今まで句点をほぼ使ったことがないのに、句点のイメージまで。
浮かんだのは冒頭だけでしたが、書き始めたら最後まで書けました。
書き方がいつもと違ったので少し戸惑いましたけど、でも結構気に入っています。
日に当たるソファを見てからの思考の展開をもう少し長く見せたかったのはありますね。


54. HAND
http://ptpk.exblog.jp/15876486/

前の詩から10日くらいしかあいていないけど、たくさん書こうと思っていたのにうまくいってなかったのかもしれません。twitterにもこの詩を書き終えたあとに「ふぅ。やっと合格ライン越えた。」と書いています。不合格続きだったんですね。

この詩は大切な人をイメージして書いた詩です。
(こんなふうに抽象的に誰かを言うのはいっつも難しいなって思います。)

手当てですね。手当ての詩です。
「再生」でかなり手応えのあった形式を使っています。
書き終えたあとにやっと合格ラインだと言っていたくらいですから、ぎりぎり合格のようなイメージがあったのかもしれません。再生の形式使ってなんとか合格にこじつけたなって。
でも次の日にまた見たときから評価はぐっとあがって、この詩もとても好きになりました。
(そしてこの形式のすごさを感じました。)

天然とか、共鳴りとか、ひいきというちょっと変な言葉がスパイスになっているような、まとまっているようないいバランスで書けたと思ったんです。

最初の連で、医者でもないのに傲慢にならないようにとかそういうことも気をつけていたと思います。気持ちだけでは解決しないことがあることも知っています。(でも気持ちなしではなにも始まりません。)
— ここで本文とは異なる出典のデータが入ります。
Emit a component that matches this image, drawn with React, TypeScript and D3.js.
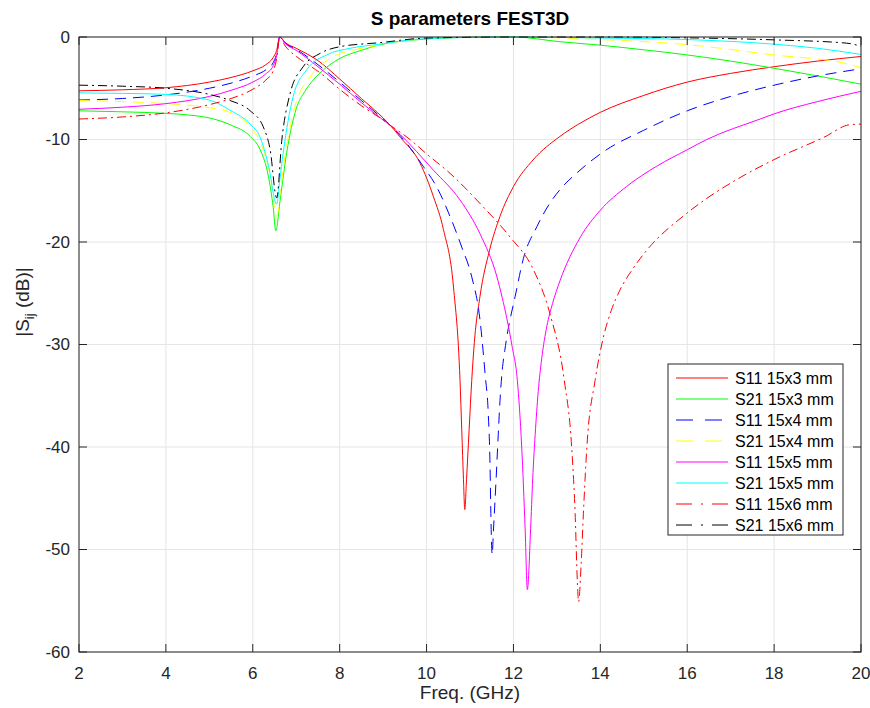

7回目の解説で書いたような、僕が憧れている人の大半はその憧れてる部分に無意識だったりします。
僕はその憧れを意識してしまっている以上、その面ではぜったいに敵わないんですよね。
理性ある人間が天然記念物や世界遺産のように天然物を守ろうとする働きに似た気持ちが、天然という言葉に表れているのかもしれません。
共感とか共鳴とかいう言葉を使おうと思っていて「共鳴り(ともなり)」という言葉を見つけたときもうれしかったです。最後の「あなたをひいきしているんだ」という言葉も、これを言いたくて書いたのかとさえ思う程でした。

手を当てる、という少し時間がとまるような行為。上手く描けていますよね。
HANDというタイトルには、なんとなくハンドクリームをイメージしてしまいます。


55. 誰にも似ていない私
http://ptpk.exblog.jp/15904933/

この詩の半年くらい前に

 そして私は私になろう
 誰にも似ていない私に
 いつか会いたかったと
 そう言われる私に

というプロットがあって、それを元にこの詩のほぼそのままが完成していました。

 誰にも似ていない私
 洋服を着ている

という言葉は、とってもいいと思っています。
違っていたいと思うのにおんなじで、おんなじだけどきっと違っていて、
そういう矛盾なのか矛盾じゃないのかのところを突かれている気持ちになります。

5本の指が4セットという箇所も、なんだか不思議に思ってしまいます。
似ていないどころかほとんどおんなじじゃん。でも似ていない不思議。
曲を作る予定はないですがこの詩を元に歌ってみた音源メモがあって、
5本の指が4セットというところでちょっとグッときていたんですよね。
それがあったからこの時にちゃんと書き直したのだったかもしれません。


音楽にせよ詩にせよ100%になって見せたい、という気持ちもありますが、
周りを見ていると、どうせもっとすごくなるんですよね。
だから声を大にしては言えませんが、成長していく時系列も価値のひとつになっていく、はずで、そういうふうにも、愛してもらえるといいなあと、少し思っています。よろしくお願いしますね。